What is expected — Copy everything in the data below exactly except the pictures.

Source material —
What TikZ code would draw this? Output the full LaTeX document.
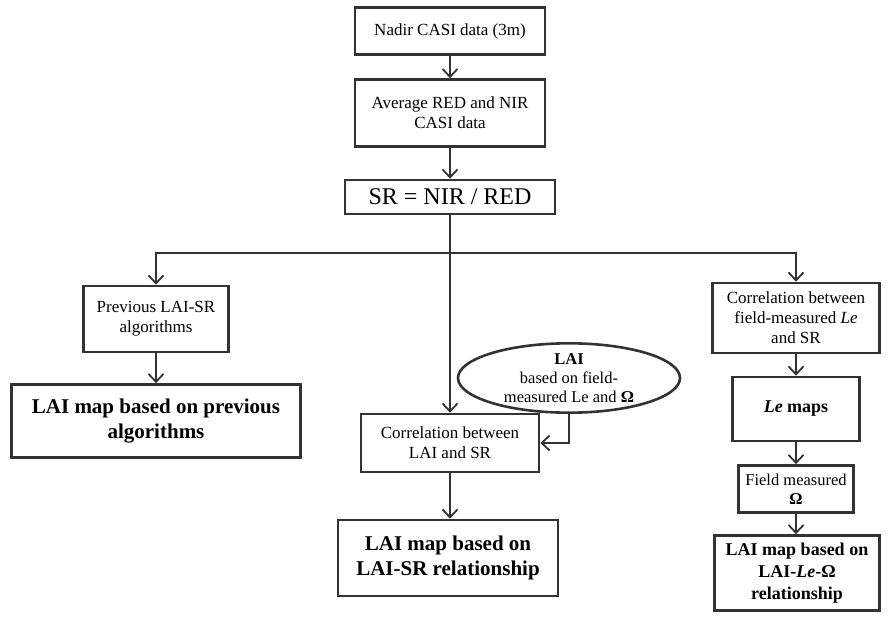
\documentclass[tikz,border=0pt]{standalone}
\usepackage{fontspec}
\setmainfont{Liberation Serif}
\usetikzlibrary{arrows.meta}
\usetikzlibrary{positioning}
\usetikzlibrary{shapes.geometric}

\definecolor{ink}{HTML}{333333}
\tikzset{
  box/.style={draw=ink, line width=2.6pt, align=center, inner sep=2pt,
    font=\fontsize{17}{20}\selectfont},
  mapbox/.style={box, font=\fontsize{21}{25}\selectfont\bfseries},
  arr/.style={draw=ink, line width=1.8pt,
    -{Straight Barb[length=8pt,width=15pt,line width=1.8pt]}}
}

\begin{document}
\begin{tikzpicture}[x=1pt,y=-1pt]
  \useasboundingbox (0,0) rectangle (894,626);
  % top chain
  \node[box, minimum width=190, minimum height=47] (nadir) at (450,31) {Nadir CASI data (3m)};
  \node[box, minimum width=190, minimum height=67] (avg) at (450,113) {Average RED and NIR\\CASI data};
  \node[box, minimum width=210, minimum height=34, font=\fontsize{24}{28}\selectfont] (sr) at (450,197) {SR = NIR / RED};
  \coordinate (split) at (450,253);
  % left branch
  \node[box, minimum width=145, minimum height=66] (prev) at (156,319) {Previous LAI-SR\\algorithms};
  \node[mapbox, minimum width=289, minimum height=73] (prevmap) at (156,421) {LAI map based on previous\\algorithms};
  % middle branch
  \node[draw=ink, line width=2.6pt, ellipse, align=center, inner sep=0pt,
    minimum width=222, minimum height=64, font=\fontsize{16.5}{19}\selectfont] (laiell) at (569,378)
    {\textbf{LAI}\\based on field-\\measured Le and \textbf{Ω}};
  \node[box, minimum width=178, minimum height=58] (corr) at (450,443) {Correlation between\\LAI and SR};
  \node[mapbox, minimum width=220, minimum height=76] (srmap) at (448,558) {LAI map based on\\LAI-SR relationship};
  % right branch
  \node[box, minimum width=167, minimum height=70] (corrle) at (796,318) {Correlation between\\field-measured \textit{Le}\\and SR};
  \node[box, minimum width=127, minimum height=64, font=\fontsize{18}{21}\selectfont] (lemaps) at (796,409) {\textbf{\textit{Le} maps}};
  \node[box, minimum width=115, minimum height=47, font=\fontsize{16.5}{19}\selectfont] (omega) at (796,489) {Field measured\\\textbf{Ω}};
  \node[mapbox, minimum width=165, minimum height=75, font=\fontsize{18}{22}\selectfont\bfseries] (lemap) at (797,573) {LAI map based on\\LAI-\textit{Le}-Ω\\relationship};
  % connectors
  \draw[arr] (nadir) -- (avg);
  \draw[arr] (avg) -- (sr);
  \draw[ink, line width=1.8pt] (sr.south) -- (split);
  \draw[arr] (split) -| (prev.north);
  \draw[arr] (split) -| (corrle.north);
  \draw[arr] (split) -- (corr.north);
  \draw[arr] (prev) -- (prevmap);
  \draw[arr] (laiell.south) |- (corr.east);
  \draw[arr] (corr) -- (corr.south |- srmap.north);
  \draw[arr] (corrle) -- (lemaps);
  \draw[arr] (lemaps) -- (omega);
  \draw[arr] (omega) -- (omega.south |- lemap.north);
\end{tikzpicture}
\end{document}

Result —
What TikZ code would draw this? Output the full LaTeX document.
\documentclass[tikz,border=0pt]{standalone}
\usepackage{fontspec}
\setmainfont{Liberation Serif}
\usetikzlibrary{arrows.meta}
\usetikzlibrary{positioning}
\usetikzlibrary{shapes.geometric}

\definecolor{ink}{HTML}{333333}
\tikzset{
  box/.style={draw=ink, line width=2.6pt, align=center, inner sep=2pt,
    font=\fontsize{17}{20}\selectfont},
  mapbox/.style={box, font=\fontsize{21}{25}\selectfont\bfseries},
  arr/.style={draw=ink, line width=1.8pt,
    -{Straight Barb[length=8pt,width=15pt,line width=1.8pt]}}
}

\begin{document}
\begin{tikzpicture}[x=1pt,y=-1pt]
  \useasboundingbox (0,0) rectangle (894,626);
  % top chain
  \node[box, minimum width=190, minimum height=47] (nadir) at (450,31) {Nadir CASI data (3m)};
  \node[box, minimum width=190, minimum height=67] (avg) at (450,113) {Average RED and NIR\\CASI data};
  \node[box, minimum width=210, minimum height=34, font=\fontsize{24}{28}\selectfont] (sr) at (450,197) {SR = NIR / RED};
  \coordinate (split) at (450,253);
  % left branch
  \node[box, minimum width=145, minimum height=66] (prev) at (156,319) {Previous LAI-SR\\algorithms};
  \node[mapbox, minimum width=289, minimum height=73] (prevmap) at (156,421) {LAI map based on previous\\algorithms};
  % middle branch
  \node[draw=ink, line width=2.6pt, ellipse, align=center, inner sep=0pt,
    minimum width=222, minimum height=64, font=\fontsize{16.5}{19}\selectfont] (laiell) at (569,378)
    {\textbf{LAI}\\based on field-\\measured Le and \textbf{Ω}};
  \node[box, minimum width=178, minimum height=58] (corr) at (450,443) {Correlation between\\LAI and SR};
  \node[mapbox, minimum width=220, minimum height=76] (srmap) at (448,558) {LAI map based on\\LAI-SR relationship};
  % right branch
  \node[box, minimum width=167, minimum height=70] (corrle) at (796,318) {Correlation between\\field-measured \textit{Le}\\and SR};
  \node[box, minimum width=127, minimum height=64, font=\fontsize{18}{21}\selectfont] (lemaps) at (796,409) {\textbf{\textit{Le} maps}};
  \node[box, minimum width=115, minimum height=47, font=\fontsize{16.5}{19}\selectfont] (omega) at (796,489) {Field measured\\\textbf{Ω}};
  \node[mapbox, minimum width=165, minimum height=75, font=\fontsize{18}{22}\selectfont\bfseries] (lemap) at (797,573) {LAI map based on\\LAI-\textit{Le}-Ω\\relationship};
  % connectors
  \draw[arr] (nadir) -- (avg);
  \draw[arr] (avg) -- (sr);
  \draw[ink, line width=1.8pt] (sr.south) -- (split);
  \draw[arr] (split) -| (prev.north);
  \draw[arr] (split) -| (corrle.north);
  \draw[arr] (split) -- (corr.north);
  \draw[arr] (prev) -- (prevmap);
  \draw[arr] (laiell.south) |- (corr.east);
  \draw[arr] (corr) -- (corr.south |- srmap.north);
  \draw[arr] (corrle) -- (lemaps);
  \draw[arr] (lemaps) -- (omega);
  \draw[arr] (omega) -- (omega.south |- lemap.north);
\end{tikzpicture}
\end{document}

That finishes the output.